Circuit Breakers act as a safety valve. When a service is consistently failing, the circuit breaker “opens” to stop further attempts, preventing overload and giving time to recover. It’s a protective measure to fail fast and avoid cascading failures. With closed, open, half-open states, circuit breakers can gracefully recover and resume operations once the failures subside. Think of it as the system knowing when to say “enough for now” for its own good.
Idempotency is the unsung hero that ensures retries (and unexpected repeats) don’t cause chaos. An idempotent operation yields the same result no matter how many times it’s performed. By designing APIs and actions to be idempotent (using unique request IDs, deduplication, and careful state management), we make safe retries possible. Idempotency prevents the nightmare of duplicate side effects – no double charges, no extra emails - even if a message or request is processed twice.
Together, these techniques form a self-healing system. Imagine a scenario: a service hiccups, clients retry (thanks to idempotency, without side effects), a persistent failure triggers a circuit breaker to stop the bleeding, and after a pause the system recovers and continues as normal. Each component (retry, breaker, idempotent design) covers a different aspect, and combined they allow a system to withstand failures large and small without collapsing.
Observability underpins all of this. You need to monitor and measure retries, failures, and recovery actions. Metrics, logs, and traces give you the visibility to tune the system and catch problems early.
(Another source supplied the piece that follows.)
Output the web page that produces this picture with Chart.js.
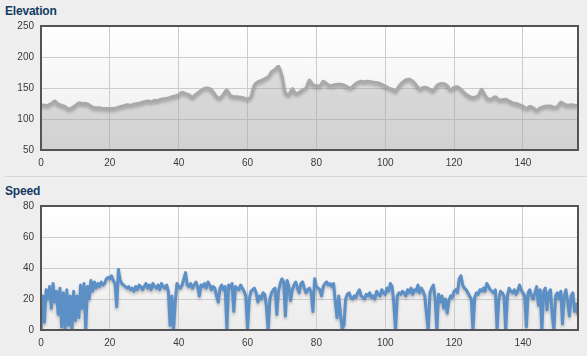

It’s how you verify that your retries aren’t causing harm, or that your circuit breaker isn’t tripping too often. Observability is your early warning system and debugging aid.
Finally, remember that resilience is a mindset and a continuous process. As the saying goes, distributed systems will fail - and that’s okay. Our job is to build systems that “take a deep breath, wait, retry, and carry on” when things go wrong. By embracing failure and designing for it, we create software that doesn’t just avoid crashing, but rather learns to live with failures in a way that users barely notice. That is the art of reliable system design: not preventing rain from ever falling, but carrying an umbrella and wearing waterproof boots so a little rain never stops the parade.